— Aim of the exercise —
Leave out any pictures and transcribe all other data below exactly.

— Material —

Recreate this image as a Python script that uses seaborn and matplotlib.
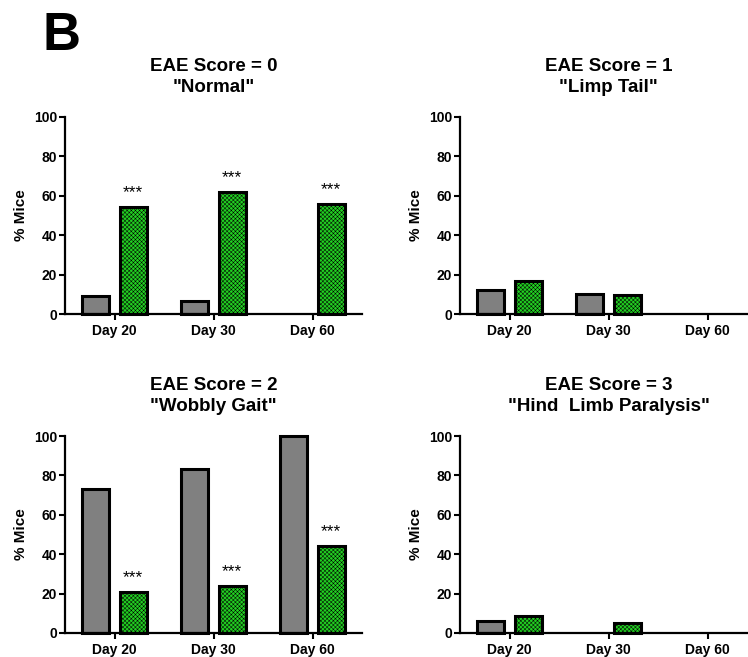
import matplotlib
matplotlib.use("Agg")
import matplotlib.pyplot as plt
import seaborn as sns
import pandas as pd
import numpy as np

sns.set_style("white")
plt.rcParams['font.family'] = ['Liberation Sans', 'DejaVu Sans']
plt.rcParams['hatch.linewidth'] = 0.35
plt.rcParams['hatch.color'] = 'black'
for k in ['text.color', 'axes.labelcolor', 'xtick.color', 'ytick.color']:
    plt.rcParams[k] = 'black'

days = ["Day 20", "Day 30", "Day 60"]
groups = ["Control", "Treated"]
titles = ["EAE Score = 0\n\"Normal\"", "EAE Score = 1\n\"Limp Tail\"",
          "EAE Score = 2\n\"Wobbly Gait\"", "EAE Score = 3\n\"Hind  Limb Paralysis\""]

control_s0 = [9, 6.7, 0]
treated_s0 = [54.5, 62, 56]
control_s1 = [12.2, 10.2, 0]
treated_s1 = [16.8, 9.6, 0]
control_s2 = [73, 83.5, 100]
treated_s2 = [21, 24, 44]
control_s3 = [6, 0, 0]
treated_s3 = [8.5, 5, 0]

sig_s0 = ["***", "***", "***"]
sig_s1 = ["", "", ""]
sig_s2 = ["***", "***", "***"]
sig_s3 = ["", "", ""]

panels = [(control_s0, treated_s0, sig_s0),
          (control_s1, treated_s1, sig_s1),
          (control_s2, treated_s2, sig_s2),
          (control_s3, treated_s3, sig_s3)]

W, H = 748, 657
fig = plt.figure(figsize=(W / 100, H / 100), dpi=100)

gray = "#808080"
green = "#22d022"
pal = {"Control": gray, "Treated": green}

geo = [(65, 314), (460, 314), (65, 633), (460, 633)]
ax_w_px = 297
ax_h_px = 197

for i, ((ctrl, trt, sig), (lx, by)) in enumerate(zip(panels, geo)):
    ax = fig.add_axes([lx / W, (H - by) / H, ax_w_px / W, ax_h_px / H])
    df = pd.DataFrame({
        "day": days * 2,
        "group": ["Control"] * 3 + ["Treated"] * 3,
        "pct": list(ctrl) + list(trt),
    })
    sns.barplot(data=df, x="day", y="pct", hue="group", order=days,
                hue_order=groups, palette=pal, width=0.76, gap=0.29,
                edgecolor="black", linewidth=2.2, saturation=1,
                legend=False, ax=ax, errorbar=None)
    green_centers = []
    for p in ax.patches:
        p.set_clip_on(False)
        fc = matplotlib.colors.to_hex(p.get_facecolor())
        if fc.lower() == green.lower():
            p.set_hatch("xxxxxxxx")
            green_centers.append((p.get_x() + p.get_width() / 2, p.get_height()))
        if p.get_height() == 0:
            p.set_visible(False)
    green_centers.sort()
    for (cx, h), s in zip(green_centers, sig):
        if s:
            ax.text(cx, h + 3.5, s, ha="center", va="bottom", fontsize=12.5)

    ax.set_xlim(-0.5, 2.5)
    ax.set_ylim(0, 100)
    ax.set_yticks([0, 20, 40, 60, 80, 100])
    ax.set_xlabel("")
    ax.set_ylabel("% Mice", fontsize=11, fontweight="bold")
    ax.yaxis.set_label_coords(-37 / ax_w_px, 0.5)
    for lab in ax.get_xticklabels() + ax.get_yticklabels():
        lab.set_fontweight("bold")
        lab.set_fontsize(10)
    ax.tick_params(axis="y", direction="out", length=4, width=1.5, pad=1.5)
    ax.tick_params(axis="x", direction="out", length=4, width=1.5, pad=3)
    ax.tick_params(left=True, bottom=True)
    for side in ["top", "right"]:
        ax.spines[side].set_visible(False)
    for side in ["left", "bottom"]:
        ax.spines[side].set_color("black")
        ax.spines[side].set_linewidth(1.6)
    ax.set_title(titles[i], fontsize=13.5, fontweight="bold", pad=18,
                 linespacing=1.3)

fig.text(43 / W, 1 - 50 / H, "B", fontsize=38, fontweight="bold",
         ha="left", va="baseline")

fig.savefig("out.png", dpi=100)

— Answer in full —
Recreate this image as a Python script that uses seaborn and matplotlib.
import matplotlib
matplotlib.use("Agg")
import matplotlib.pyplot as plt
import seaborn as sns
import pandas as pd
import numpy as np

sns.set_style("white")
plt.rcParams['font.family'] = ['Liberation Sans', 'DejaVu Sans']
plt.rcParams['hatch.linewidth'] = 0.35
plt.rcParams['hatch.color'] = 'black'
for k in ['text.color', 'axes.labelcolor', 'xtick.color', 'ytick.color']:
    plt.rcParams[k] = 'black'

days = ["Day 20", "Day 30", "Day 60"]
groups = ["Control", "Treated"]
titles = ["EAE Score = 0\n\"Normal\"", "EAE Score = 1\n\"Limp Tail\"",
          "EAE Score = 2\n\"Wobbly Gait\"", "EAE Score = 3\n\"Hind  Limb Paralysis\""]

control_s0 = [9, 6.7, 0]
treated_s0 = [54.5, 62, 56]
control_s1 = [12.2, 10.2, 0]
treated_s1 = [16.8, 9.6, 0]
control_s2 = [73, 83.5, 100]
treated_s2 = [21, 24, 44]
control_s3 = [6, 0, 0]
treated_s3 = [8.5, 5, 0]

sig_s0 = ["***", "***", "***"]
sig_s1 = ["", "", ""]
sig_s2 = ["***", "***", "***"]
sig_s3 = ["", "", ""]

panels = [(control_s0, treated_s0, sig_s0),
          (control_s1, treated_s1, sig_s1),
          (control_s2, treated_s2, sig_s2),
          (control_s3, treated_s3, sig_s3)]

W, H = 748, 657
fig = plt.figure(figsize=(W / 100, H / 100), dpi=100)

gray = "#808080"
green = "#22d022"
pal = {"Control": gray, "Treated": green}

geo = [(65, 314), (460, 314), (65, 633), (460, 633)]
ax_w_px = 297
ax_h_px = 197

for i, ((ctrl, trt, sig), (lx, by)) in enumerate(zip(panels, geo)):
    ax = fig.add_axes([lx / W, (H - by) / H, ax_w_px / W, ax_h_px / H])
    df = pd.DataFrame({
        "day": days * 2,
        "group": ["Control"] * 3 + ["Treated"] * 3,
        "pct": list(ctrl) + list(trt),
    })
    sns.barplot(data=df, x="day", y="pct", hue="group", order=days,
                hue_order=groups, palette=pal, width=0.76, gap=0.29,
                edgecolor="black", linewidth=2.2, saturation=1,
                legend=False, ax=ax, errorbar=None)
    green_centers = []
    for p in ax.patches:
        p.set_clip_on(False)
        fc = matplotlib.colors.to_hex(p.get_facecolor())
        if fc.lower() == green.lower():
            p.set_hatch("xxxxxxxx")
            green_centers.append((p.get_x() + p.get_width() / 2, p.get_height()))
        if p.get_height() == 0:
            p.set_visible(False)
    green_centers.sort()
    for (cx, h), s in zip(green_centers, sig):
        if s:
            ax.text(cx, h + 3.5, s, ha="center", va="bottom", fontsize=12.5)

    ax.set_xlim(-0.5, 2.5)
    ax.set_ylim(0, 100)
    ax.set_yticks([0, 20, 40, 60, 80, 100])
    ax.set_xlabel("")
    ax.set_ylabel("% Mice", fontsize=11, fontweight="bold")
    ax.yaxis.set_label_coords(-37 / ax_w_px, 0.5)
    for lab in ax.get_xticklabels() + ax.get_yticklabels():
        lab.set_fontweight("bold")
        lab.set_fontsize(10)
    ax.tick_params(axis="y", direction="out", length=4, width=1.5, pad=1.5)
    ax.tick_params(axis="x", direction="out", length=4, width=1.5, pad=3)
    ax.tick_params(left=True, bottom=True)
    for side in ["top", "right"]:
        ax.spines[side].set_visible(False)
    for side in ["left", "bottom"]:
        ax.spines[side].set_color("black")
        ax.spines[side].set_linewidth(1.6)
    ax.set_title(titles[i], fontsize=13.5, fontweight="bold", pad=18,
                 linespacing=1.3)

fig.text(43 / W, 1 - 50 / H, "B", fontsize=38, fontweight="bold",
         ha="left", va="baseline")

fig.savefig("out.png", dpi=100)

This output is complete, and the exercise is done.